--- What the task requires ---
With the pictures left out, copy the listing below exactly.

--- Data segment ---
+ + + +

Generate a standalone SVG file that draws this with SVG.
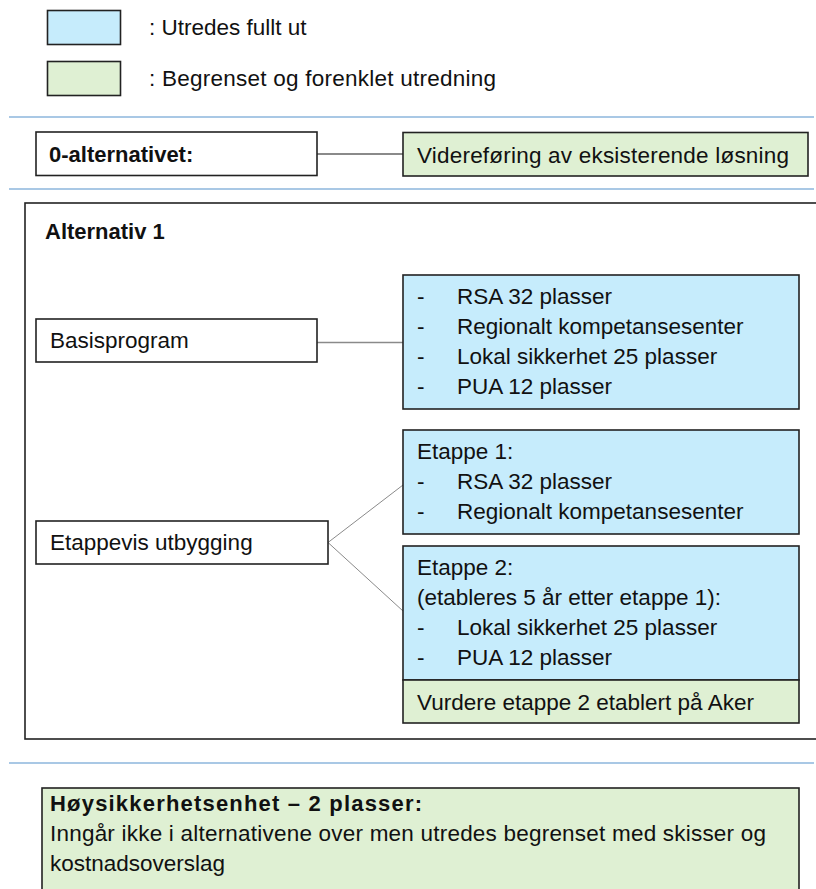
<svg xmlns="http://www.w3.org/2000/svg" width="816" height="889" viewBox="0 0 816 889">
<style>
  text { font-family: "Liberation Sans", Arial, sans-serif; font-size: 22.5px; fill: #111; }
  .b { font-weight: bold; font-size: 22px; }
  .box { stroke: #222; stroke-width: 1.6; }
  .white { fill: #fff; }
  .blue { fill: #c6ecfc; }
  .green { fill: #dff0d3; }
  .sep { stroke: #a9c8e5; stroke-width: 2; }
  .con { stroke: #8a8a8a; fill: none; }
</style>
<rect width="816" height="889" fill="#fff"/>

<g id="legend">
  <rect class="box blue" x="47.5" y="10.5" width="73" height="34"/>
  <text x="149" y="35">: Utredes fullt ut</text>
  <rect class="box green" x="47.5" y="61.5" width="73" height="34"/>
  <text x="149" y="86" textLength="347">: Begrenset og forenklet utredning</text>
</g>

<g id="separators">
  <line class="sep" x1="9" y1="117" x2="814" y2="117"/>
  <line class="sep" x1="9" y1="189" x2="814" y2="189"/>
  <line class="sep" x1="9" y1="763" x2="814" y2="763"/>
</g>

<g id="connectors">
  <line class="con" stroke-width="2" x1="317" y1="154" x2="403" y2="154"/>
  <line class="con" stroke-width="1.6" x1="317" y1="342.5" x2="403" y2="342.5"/>
  <line class="con" stroke-width="1" x1="328" y1="542.5" x2="403" y2="485"/>
  <line class="con" stroke-width="1" x1="328" y1="542.5" x2="403" y2="611"/>
</g>

<g id="alt0">
  <rect class="box white" x="36" y="132" width="281" height="43.5"/>
  <text class="b" x="49" y="162">0-alternativet:</text>
</g>

<g id="videreforing">
  <rect class="box green" x="403" y="132.5" width="405" height="43.5"/>
  <text x="417" y="163" textLength="372">Videreføring av eksisterende løsning</text>
</g>

<g id="alternativ1">
  <rect class="box" fill="none" x="25" y="203" width="820" height="536"/>
  <text class="b" x="45" y="239">Alternativ 1</text>
</g>

<g id="basisprogram">
  <rect class="box white" x="36" y="319" width="281" height="43"/>
  <text x="50" y="348">Basisprogram</text>
</g>

<g id="basis-list">
  <rect class="box blue" x="403" y="275" width="396" height="134"/>
  <text x="417" y="304">-</text><text x="457" y="304">RSA 32 plasser</text>
  <text x="417" y="334">-</text><text x="457" y="334">Regionalt kompetansesenter</text>
  <text x="417" y="364">-</text><text x="457" y="364">Lokal sikkerhet 25 plasser</text>
  <text x="417" y="394">-</text><text x="457" y="394">PUA 12 plasser</text>
</g>

<g id="etappevis">
  <rect class="box white" x="36" y="521" width="292" height="43"/>
  <text x="50" y="550">Etappevis utbygging</text>
</g>

<g id="etappe1">
  <rect class="box blue" x="403" y="430" width="396" height="104"/>
  <text x="417" y="459">Etappe 1:</text>
  <text x="417" y="489">-</text><text x="457" y="489">RSA 32 plasser</text>
  <text x="417" y="519">-</text><text x="457" y="519">Regionalt kompetansesenter</text>
</g>

<g id="etappe2">
  <rect class="box blue" x="403" y="546" width="396" height="134"/>
  <text x="417" y="575">Etappe 2:</text>
  <text x="417" y="605">(etableres 5 år etter etappe 1):</text>
  <text x="417" y="635">-</text><text x="457" y="635">Lokal sikkerhet 25 plasser</text>
  <text x="417" y="665">-</text><text x="457" y="665">PUA 12 plasser</text>
</g>

<g id="aker">
  <rect class="box green" x="403" y="680" width="396" height="43"/>
  <text x="417" y="710">Vurdere etappe 2 etablert på Aker</text>
</g>

<g id="hoysikkerhet">
  <rect class="box green" x="42" y="788" width="757" height="130"/>
  <text class="b" x="50" y="811" textLength="372">Høysikkerhetsenhet – 2 plasser:</text>
  <text x="50" y="841" textLength="716">Inngår ikke i alternativene over men utredes begrenset med skisser og</text>
  <text x="50" y="871">kostnadsoverslag</text>
</g>
</svg>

+ + + +

--- Correct answer ---
Generate a standalone SVG file that draws this with SVG.
<svg xmlns="http://www.w3.org/2000/svg" width="816" height="889" viewBox="0 0 816 889">
<style>
  text { font-family: "Liberation Sans", Arial, sans-serif; font-size: 22.5px; fill: #111; }
  .b { font-weight: bold; font-size: 22px; }
  .box { stroke: #222; stroke-width: 1.6; }
  .white { fill: #fff; }
  .blue { fill: #c6ecfc; }
  .green { fill: #dff0d3; }
  .sep { stroke: #a9c8e5; stroke-width: 2; }
  .con { stroke: #8a8a8a; fill: none; }
</style>
<rect width="816" height="889" fill="#fff"/>

<g id="legend">
  <rect class="box blue" x="47.5" y="10.5" width="73" height="34"/>
  <text x="149" y="35">: Utredes fullt ut</text>
  <rect class="box green" x="47.5" y="61.5" width="73" height="34"/>
  <text x="149" y="86" textLength="347">: Begrenset og forenklet utredning</text>
</g>

<g id="separators">
  <line class="sep" x1="9" y1="117" x2="814" y2="117"/>
  <line class="sep" x1="9" y1="189" x2="814" y2="189"/>
  <line class="sep" x1="9" y1="763" x2="814" y2="763"/>
</g>

<g id="connectors">
  <line class="con" stroke-width="2" x1="317" y1="154" x2="403" y2="154"/>
  <line class="con" stroke-width="1.6" x1="317" y1="342.5" x2="403" y2="342.5"/>
  <line class="con" stroke-width="1" x1="328" y1="542.5" x2="403" y2="485"/>
  <line class="con" stroke-width="1" x1="328" y1="542.5" x2="403" y2="611"/>
</g>

<g id="alt0">
  <rect class="box white" x="36" y="132" width="281" height="43.5"/>
  <text class="b" x="49" y="162">0-alternativet:</text>
</g>

<g id="videreforing">
  <rect class="box green" x="403" y="132.5" width="405" height="43.5"/>
  <text x="417" y="163" textLength="372">Videreføring av eksisterende løsning</text>
</g>

<g id="alternativ1">
  <rect class="box" fill="none" x="25" y="203" width="820" height="536"/>
  <text class="b" x="45" y="239">Alternativ 1</text>
</g>

<g id="basisprogram">
  <rect class="box white" x="36" y="319" width="281" height="43"/>
  <text x="50" y="348">Basisprogram</text>
</g>

<g id="basis-list">
  <rect class="box blue" x="403" y="275" width="396" height="134"/>
  <text x="417" y="304">-</text><text x="457" y="304">RSA 32 plasser</text>
  <text x="417" y="334">-</text><text x="457" y="334">Regionalt kompetansesenter</text>
  <text x="417" y="364">-</text><text x="457" y="364">Lokal sikkerhet 25 plasser</text>
  <text x="417" y="394">-</text><text x="457" y="394">PUA 12 plasser</text>
</g>

<g id="etappevis">
  <rect class="box white" x="36" y="521" width="292" height="43"/>
  <text x="50" y="550">Etappevis utbygging</text>
</g>

<g id="etappe1">
  <rect class="box blue" x="403" y="430" width="396" height="104"/>
  <text x="417" y="459">Etappe 1:</text>
  <text x="417" y="489">-</text><text x="457" y="489">RSA 32 plasser</text>
  <text x="417" y="519">-</text><text x="457" y="519">Regionalt kompetansesenter</text>
</g>

<g id="etappe2">
  <rect class="box blue" x="403" y="546" width="396" height="134"/>
  <text x="417" y="575">Etappe 2:</text>
  <text x="417" y="605">(etableres 5 år etter etappe 1):</text>
  <text x="417" y="635">-</text><text x="457" y="635">Lokal sikkerhet 25 plasser</text>
  <text x="417" y="665">-</text><text x="457" y="665">PUA 12 plasser</text>
</g>

<g id="aker">
  <rect class="box green" x="403" y="680" width="396" height="43"/>
  <text x="417" y="710">Vurdere etappe 2 etablert på Aker</text>
</g>

<g id="hoysikkerhet">
  <rect class="box green" x="42" y="788" width="757" height="130"/>
  <text class="b" x="50" y="811" textLength="372">Høysikkerhetsenhet – 2 plasser:</text>
  <text x="50" y="841" textLength="716">Inngår ikke i alternativene over men utredes begrenset med skisser og</text>
  <text x="50" y="871">kostnadsoverslag</text>
</g>
</svg>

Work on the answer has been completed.